Advertisement

A Ticket for Help

Share
TIMES STAFF WRITER

The City of Hope does it. The Democrats do it. UCLA academic benefactors do it.

So when Kendall Severson needed money for a cause dear to her heart, she cooked up plans for a benefit dinner, too.

She talked a chef into donating the use of his restaurant. Talked a band into providing entertainment. Talked local merchants into donating raffle prizes. Talked an artist into designing invitations. Talked a copy shop into printing them.

And now Severson, 34, is trying to talk perfect strangers into buying $100-a-plate tickets she hopes will pay for a new van for her disabled mother.

Advertisement

Severson, 34, is a relentless, passionate talker. “This is a barn-raising, L.A.-style,” she says. “When people ask me why I’m doing it, I ask them how could I not do it?”

Monday night’s fund-raiser is called “Driving Ms. Ruth-Elaine.” Proceeds will go toward buying a van with an hydraulic lift for Ruth-Elaine Giliberti, who has multiple sclerosis and relies on an electric scooter to maneuver around the house.

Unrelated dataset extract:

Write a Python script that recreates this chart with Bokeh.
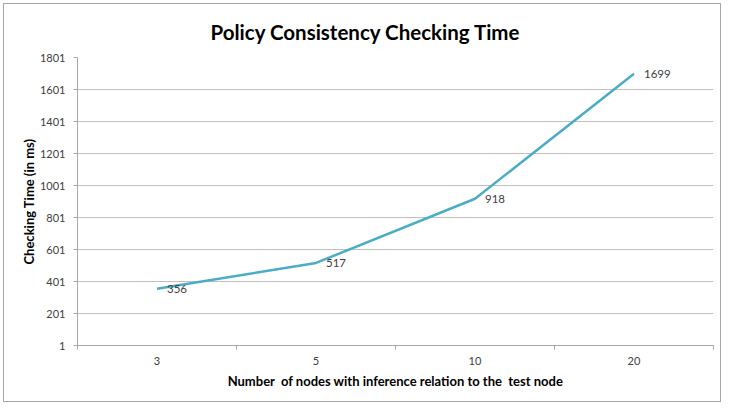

Giliberti, 61, is a former actress who worked on such TV shows as 1960’s “Surfside 6.” She was found to have the neurological disease in 1968 and since then has gradually lost the use of her legs.

Severson is a restaurant consultant from Marina del Rey. She’s borrowing ideas for her $100-a-plate affair from professional money-raisers who long ago turned the ubiquitous benefit dinner into a staple of Los Angeles’ society supper set.

She decided to get a van for her mother after a Thanksgiving visit to her parents’ Palm Springs home. Although she had watched her mother grow increasingly frail over the years, Severson said she was shocked to find Giliberti immobile--and her 63-year-old father, Eduardo, struggling to lift her between her wheelchair and the car.

“When I physically put her legs in the car, I thought, ‘This is it. This woman’s going to be a shut-in,’ ” Severson said. “It was a crisis. I’d seen vans, but I knew I couldn’t afford to buy one for her. I had to do something.”

Advertisement

Severson talked to a friend, Tiffany Harris of Glendale, who had been involved in a fund-raiser a year earlier for a woman who lost her legs when she was hit by a car. Harris gave Severson copies of announcements, invitations and press releases that had been used for that event.

Severson plunged right in. She called the owner of Emi Restaurant in Hollywood and asked if she could hold a dinner there. “My knees were shaking. I felt real sheepish. I told him the benefit was for my mom--she has MS and needs a van. He looked at me and said, ‘Of course you can do it here.’ ”

Emi’s Enrico Glaudo said he was impressed, not turned off, by the mother-daughter charity request. “I’d do the same thing for my family,” he said the other day.

Severson set out next to find entertainment for the dinner. She realized, she said, that people would expect something other than lasagna Bolognese for their $100.

She called the leader of a band she’d heard play in Santa Monica--and Danny Weis of Inglewood quickly agreed to perform. She contacted an artist whose funky-looking painted shoes had caught her eye in a Palm Springs coffee shop--and Robert Fischer immediately promised to send a trailer-load of his unusual work for display at the dinner.

Silver Lake waiter Francis Lee volunteered the help of his wife, graphic artist Shannon Lee, to design invitations and advertising posters for Severson. Manhattan Beach copy shop operators Jim Hess and Don Winfrey agreed to donate the printing.

Advertisement

Marina del Rey neighbor Ed Burzminski offered Severson the use of his own company’s bulk mailing permit. Venice resident Susan Coleman began assembling a 750-name mailing list on her computer.

A dozen friends began meeting weekly at Severson’s apartment to help her and husband, Corbin Severson, stuff envelopes, come up with names of people to invite and solicit gifts to be raffled off.

Because Severson is not connected with a charity, no city permit is needed for her fund-raiser, according to Los Angeles officials. But because the dinner lacks a nonprofit designation from the state, tickets are not tax-deductible.

Severson is hoping that 200 people come to the dinner. By Wednesday afternoon, 95 reservations had been made.

She acknowledged that it isn’t easy approaching strangers and asking them to come to a $100-per-plate dinner. “People think it’s the oddest thing,” she said.

If the fund-raiser comes up a little short, Severson already knows whom she’ll approach next.

Advertisement

“I’ll go to a van dealership,” she said. “And talk with them about getting involved.”